Market Commentary: US dollar backs off ahead of non-farm payrolls, oil jumps 


  • JPY leads, EUR lags 
  • WTI crude up $1.95 to $83.58 
  • US 10-year yields down 0.1 bps to 4.11% 
  • Gold down $3 to $1939 
  • S&P 500 down 0.1% 

As the session began, all eyes were on the euro following remarks from ECB’s Schnabel highlighting the deceleration of the eurozone economy. Later, DeGuindos echoed these sentiments, resulting in a downward revision of the odds for an ECB rate hike and a subsequent decline in the euro’s value. The selling activity largely concluded by the end of European trading, resulting in a drop to 1.0836, after which the market exhibited sideways movement. 

During US trading, the market response to PCE and claims data was somewhat uncertain, as the data mostly aligned with estimates. Ultimately, the influence of month-end flows may have outweighed the impact of the data, leading to some dollar selling. This sentiment could also be attributed to concerns ahead of the non-farm payrolls report (which gives valid reasons for apprehension). 

The oil market drew attention as crude prices climbed for the sixth consecutive day, further accentuated by Russia’s Novak drawing attention to an upcoming OPEC+ decision. Crude oil experienced fluctuations but ultimately rose by $2, impacting USD/CAD, which marked its third consecutive day of decline as it approached 1.3500. 

During European trading, focus shifted to Cable (GBP/USD) when BOE’s chief economist, Hew Pill, suggested that additional rate hikes might not be necessary. This initially led to some selling pressure, but the pair stabilized around 1.2670 and maintained sideways movement from there. 

Looking ahead, the upcoming day holds significance as the calendar transitions, bringing the anticipation of non-farm payrolls data. 

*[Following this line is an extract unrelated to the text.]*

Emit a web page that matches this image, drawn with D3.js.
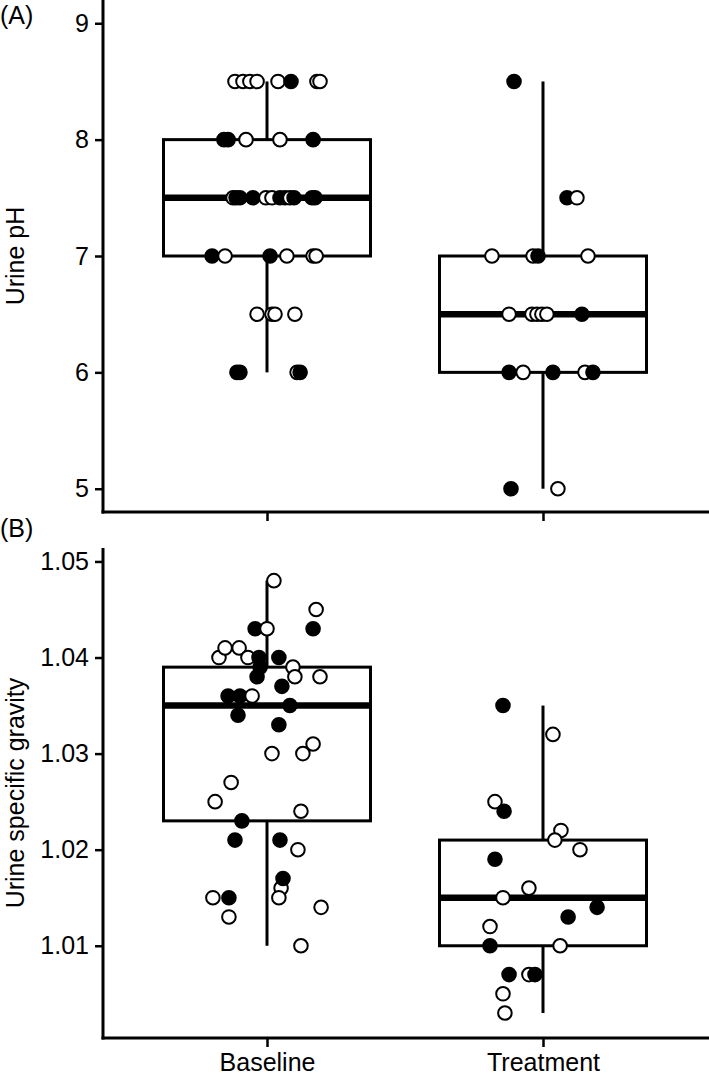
<!DOCTYPE html>
<html>
<head>
<meta charset="utf-8">
<script src="https://cdn.jsdelivr.net/npm/d3@7"></script>
<style>
  body { margin: 0; background: #fff; }
  text { font-family: "Liberation Sans", Arial, sans-serif; fill: #000; }
</style>
</head>
<body>
<svg width="709" height="1075"></svg>
<script>

var groups = ["Baseline", "Treatment"]

// box statistics: [lower whisker, q1, median, q3, upper whisker]
var ph_boxes = [[6, 7, 7.5, 8, 8.5], [5, 6, 6.5, 7, 8.5]]
var sg_boxes = [[1.010, 1.023, 1.035, 1.039, 1.048], [1.003, 1.010, 1.015, 1.021, 1.035]]

var ph_ticks = [5, 6, 7, 8, 9]
var sg_ticks = [1.01, 1.02, 1.03, 1.04, 1.05]

// points: [group, value, jitter (fraction of category step), filled]
var ph_points = [
  [0, 8.5, -0.116, 0], [0, 8.5, -0.087, 0], [0, 8.5, -0.062, 0], [0, 8.5, -0.036, 0],
  [0, 8.5, 0.040, 0], [0, 8.5, 0.087, 1], [0, 8.5, 0.181, 0], [0, 8.5, 0.192, 0],
  [0, 8, -0.156, 1], [0, 8, -0.141, 1], [0, 8, -0.076, 0], [0, 8, 0.047, 0], [0, 8, 0.167, 1],
  [0, 7.5, -0.123, 0], [0, 7.5, -0.112, 1], [0, 7.5, -0.098, 1], [0, 7.5, -0.051, 1],
  [0, 7.5, -0.004, 0], [0, 7.5, 0.018, 0], [0, 7.5, 0.047, 1], [0, 7.5, 0.065, 1],
  [0, 7.5, 0.083, 0], [0, 7.5, 0.098, 1], [0, 7.5, 0.163, 1], [0, 7.5, 0.174, 1],
  [0, 7, -0.199, 1], [0, 7, -0.152, 0], [0, 7, 0.011, 1], [0, 7, 0.072, 0], [0, 7, 0.167, 0], [0, 7, 0.178, 0],
  [0, 6.5, -0.036, 0], [0, 6.5, 0.018, 0], [0, 6.5, 0.029, 0], [0, 6.5, 0.101, 0],
  [0, 6, -0.109, 1], [0, 6, -0.098, 1], [0, 6, 0.109, 0], [0, 6, 0.120, 1],
  [1, 8.5, -0.105, 1],
  [1, 7.5, 0.087, 1], [1, 7.5, 0.123, 0],
  [1, 7, -0.185, 0], [1, 7, -0.036, 0], [1, 7, -0.018, 1], [1, 7, 0.163, 0],
  [1, 6.5, -0.123, 0], [1, 6.5, -0.040, 0], [1, 6.5, -0.022, 0], [1, 6.5, -0.004, 0],
  [1, 6.5, 0.014, 0], [1, 6.5, 0.141, 1],
  [1, 6, -0.123, 1], [1, 6, -0.072, 0], [1, 6, 0.036, 1], [1, 6, 0.152, 0], [1, 6, 0.181, 1],
  [1, 5, -0.116, 1], [1, 5, 0.054, 0]
]

var sg_points = [
  [0, 1.048, 0.025, 0], [0, 1.045, 0.178, 0], [0, 1.043, 0.167, 1], [0, 1.043, -0.043, 1],
  [0, 1.043, 0.000, 0], [0, 1.040, -0.174, 0], [0, 1.041, -0.152, 0], [0, 1.041, -0.101, 0],
  [0, 1.040, -0.069, 0], [0, 1.040, -0.029, 1], [0, 1.040, 0.043, 1], [0, 1.039, -0.025, 1],
  [0, 1.039, 0.094, 0], [0, 1.038, 0.101, 0], [0, 1.038, 0.192, 0], [0, 1.038, -0.036, 1],
  [0, 1.037, 0.054, 1], [0, 1.036, -0.141, 1], [0, 1.036, -0.098, 1], [0, 1.036, -0.054, 0],
  [0, 1.035, 0.083, 1], [0, 1.034, -0.105, 1], [0, 1.033, 0.043, 1], [0, 1.031, 0.167, 0],
  [0, 1.030, 0.018, 0], [0, 1.030, 0.130, 0], [0, 1.027, -0.130, 0], [0, 1.025, -0.188, 0],
  [0, 1.023, -0.091, 1], [0, 1.024, 0.123, 0], [0, 1.021, -0.116, 1], [0, 1.021, 0.047, 1],
  [0, 1.020, 0.112, 0], [0, 1.016, 0.051, 0], [0, 1.015, 0.043, 0], [0, 1.017, 0.058, 1],
  [0, 1.015, -0.196, 0], [0, 1.015, -0.138, 1], [0, 1.013, -0.138, 0], [0, 1.014, 0.196, 0],
  [0, 1.010, 0.123, 0],
  [1, 1.035, -0.145, 1], [1, 1.032, 0.036, 0], [1, 1.025, -0.174, 0], [1, 1.024, -0.141, 1],
  [1, 1.022, 0.065, 0], [1, 1.021, 0.043, 0], [1, 1.020, 0.134, 0], [1, 1.019, -0.174, 1],
  [1, 1.016, -0.051, 0], [1, 1.015, -0.145, 0], [1, 1.014, 0.196, 1], [1, 1.013, 0.091, 1],
  [1, 1.012, -0.192, 0], [1, 1.010, -0.192, 1], [1, 1.010, 0.062, 0], [1, 1.007, -0.123, 1],
  [1, 1.007, -0.051, 0], [1, 1.007, -0.029, 1], [1, 1.005, -0.145, 0], [1, 1.003, -0.138, 0]
]

var svg = d3.select("svg")

// discrete x positions, shared by both panels
var x = d3.scalePoint().domain(groups).range([267, 543])
var step = x.step()
var box_w = 0.75 * step

function panel(opts) {
  var y = d3.scaleLinear().domain(opts.domain).range(opts.range)
  var g = svg.append("g")

  // boxes
  var boxes = g.selectAll(".box").data(opts.boxes).enter().append("g")
  boxes.append("line")
    .attr("x1", function(d, i){ return x(groups[i]); })
    .attr("x2", function(d, i){ return x(groups[i]); })
    .attr("y1", function(d){ return y(d[0]); })
    .attr("y2", function(d){ return y(d[1]); })
    .style("stroke", "#000").style("stroke-width", 3)
  boxes.append("line")
    .attr("x1", function(d, i){ return x(groups[i]); })
    .attr("x2", function(d, i){ return x(groups[i]); })
    .attr("y1", function(d){ return y(d[3]); })
    .attr("y2", function(d){ return y(d[4]); })
    .style("stroke", "#000").style("stroke-width", 3)
  boxes.append("rect")
    .attr("x", function(d, i){ return x(groups[i]) - box_w / 2; })
    .attr("width", box_w)
    .attr("y", function(d){ return y(d[3]); })
    .attr("height", function(d){ return y(d[1]) - y(d[3]); })
    .style("fill", "#fff").style("stroke", "#000").style("stroke-width", 3)
  boxes.append("line")
    .attr("x1", function(d, i){ return x(groups[i]) - box_w / 2; })
    .attr("x2", function(d, i){ return x(groups[i]) + box_w / 2; })
    .attr("y1", function(d){ return y(d[2]); })
    .attr("y2", function(d){ return y(d[2]); })
    .style("stroke", "#000").style("stroke-width", 6.5)

  // jittered points
  g.selectAll(".pt").data(opts.points).enter().append("circle")
    .attr("cx", function(d){ return x(groups[d[0]]) + d[2] * step; })
    .attr("cy", function(d){ return y(d[1]); })
    .attr("r", 6.8)
    .style("fill", function(d){ return d[3] ? "#000" : "#fff"; })
    .style("stroke", "#000")
    .style("stroke-width", 2)

  // axes
  var yAxis = d3.axisLeft(y).tickValues(opts.ticks).tickSize(8).tickPadding(6)
    .tickFormat(opts.format)
  var ya = g.append("g").attr("transform", "translate(103,0)").call(yAxis)
  ya.select(".domain").remove()
  ya.selectAll(".tick line").style("stroke", "#000").style("stroke-width", 2.5)
  ya.selectAll(".tick text").style("font-size", "25px").style("font-family", "Liberation Sans, Arial, sans-serif")
  g.append("line")
    .attr("x1", 103).attr("x2", 103)
    .attr("y1", opts.range[1]).attr("y2", opts.range[0] + 1.5)
    .style("stroke", "#000").style("stroke-width", 3)

  var xAxis = d3.axisBottom(x).tickSize(9).tickPadding(6)
    .tickFormat(opts.xlabels ? null : function(){ return ""; })
  var xa = g.append("g").attr("transform", "translate(0," + opts.range[0] + ")").call(xAxis)
  xa.select(".domain").remove()
  xa.selectAll(".tick line").style("stroke", "#000").style("stroke-width", 2.5)
  xa.selectAll(".tick text").style("font-size", "25px").style("font-family", "Liberation Sans, Arial, sans-serif")
  g.append("line")
    .attr("x1", 101.5).attr("x2", 709)
    .attr("y1", opts.range[0]).attr("y2", opts.range[0])
    .style("stroke", "#000").style("stroke-width", 3)

  // axis title and panel tag
  g.append("text")
    .attr("transform", "translate(24," + (opts.range[0] + opts.range[1]) / 2 + ") rotate(-90)")
    .attr("text-anchor", "middle")
    .style("font-size", "25px")
    .text(opts.title)
  g.append("text")
    .attr("x", 0).attr("y", opts.tagY)
    .style("font-size", "25px")
    .text(opts.tag)
}

panel({
  domain: [4.8, 9.2], range: [512, 0], boxes: ph_boxes, points: ph_points,
  ticks: ph_ticks, format: d3.format("d"), title: "Urine pH", tag: "(A)", tagY: 24, xlabels: false
})

panel({
  domain: [1.0004, 1.0514], range: [1038, 548], boxes: sg_boxes, points: sg_points,
  ticks: sg_ticks, format: d3.format(".2f"), title: "Urine specific gravity", tag: "(B)", tagY: 537, xlabels: true
})

</script>
</body>
</html>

In the foreign exchange market, the initial response will follow a clear pattern: the US dollar will strengthen if the report surpasses expectations and weaken if it falls short, particularly against the euro and yen. However, the situation becomes more intricate in the equity market, and this complexity could eventually have an impact on the currency market. Throughout this week, negative news has surprisingly driven stock market gains as it implies the Fed won’t proceed with rate hikes. Nevertheless, this strategy might be losing momentum, given that the market’s likelihood of a September rate hike stands at 10%, and the probability for November is 45%, with no expectations beyond that point.